Bet Aaron Rogers is glad this is over.
Best case scenario: 9-7 and squeaking out a Wild Card.
He had wanted to go to the NFC North, from what I understand, just so he could play against his old team, sticking it to the man for dumping him.
This'll give Madded some easy talking points if the Jets have any Monday night games.
Madden, not Madded.
E-Bustin out the Poison Lyrics. I knew you were a brother in hair metal.
A little correction though.
Brett says it like:
She goes down "slowly" like a shot of gin.
It's coming down slowly though.
Next time Poison is in Denver tickets are on me.
Brett Michaels can play QB?
I kid. Congrats, Jet fans. It's like the Chiefs picking up Joe Montana. You'll get a couple fun games out of it. Make the playoffs not this year but next.
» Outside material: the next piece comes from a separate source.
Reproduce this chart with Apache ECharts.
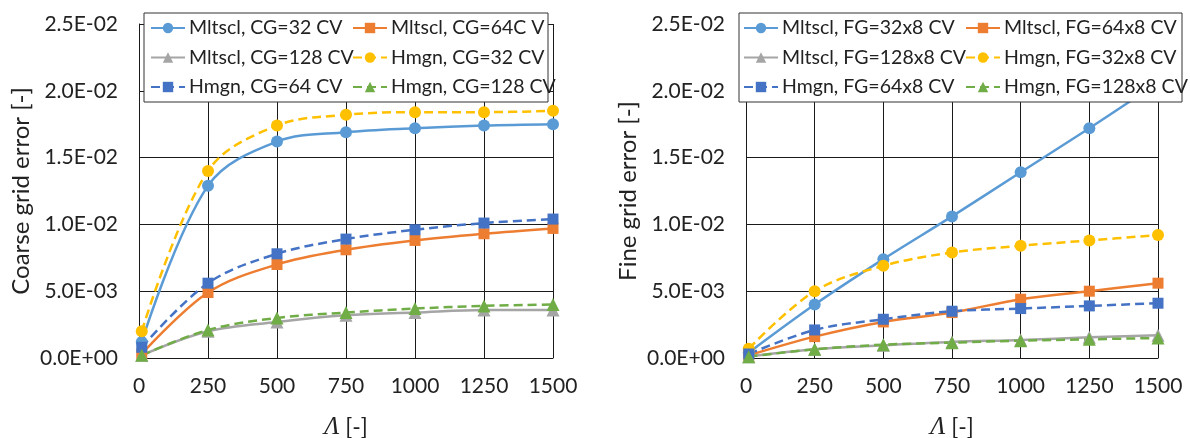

Just don't get any delusions of grandeur.
Meanwhile, thanks for taking the spotlight off the Giants!
The video is great.
I think the draft pick is supposed to scale, so that if Favre leads them to the Super Bowl, its a 1st rounder.
I always didn't care for Favre. I'm a Cincinnati fan, and yes, that's often very tough. (Interesting side note, Favre started his career after leading the Packers to a come back after Cinci knocked out the Packers stater). So, the Bengals haven't played Green Bay very often, and I don't get to watch Favre very often. That said, a few years ago Cinci did play the Packers (Favre through 5 interceptions), and all you ever heard about, during every last fucking second of the game was Bret Favre this, Bret Favre that.
Well Gentlemen, if you got an earful of that when he's through 5 picks to the Bengals, now he's in New York. Win or lose, it's going to be 100 times worse. Hell, he could have his knee thrown out in the second game, and he'll still be all you hear about all damn year. Time to suck it up.
I asked a Jet fan at work what he thought. He shook his shoulders and said "instead of 6-10 they'll be 8-8." Then he went right back to eating his lunch. So much for the excitement I guess.
Go American Football!
I've got it. Send Brett Micheals to the Jets and tell Brett Favre he can have his own tv show where women compete for his affection. (Just don't invite Mark Chmura).
That's win-win thinking right there.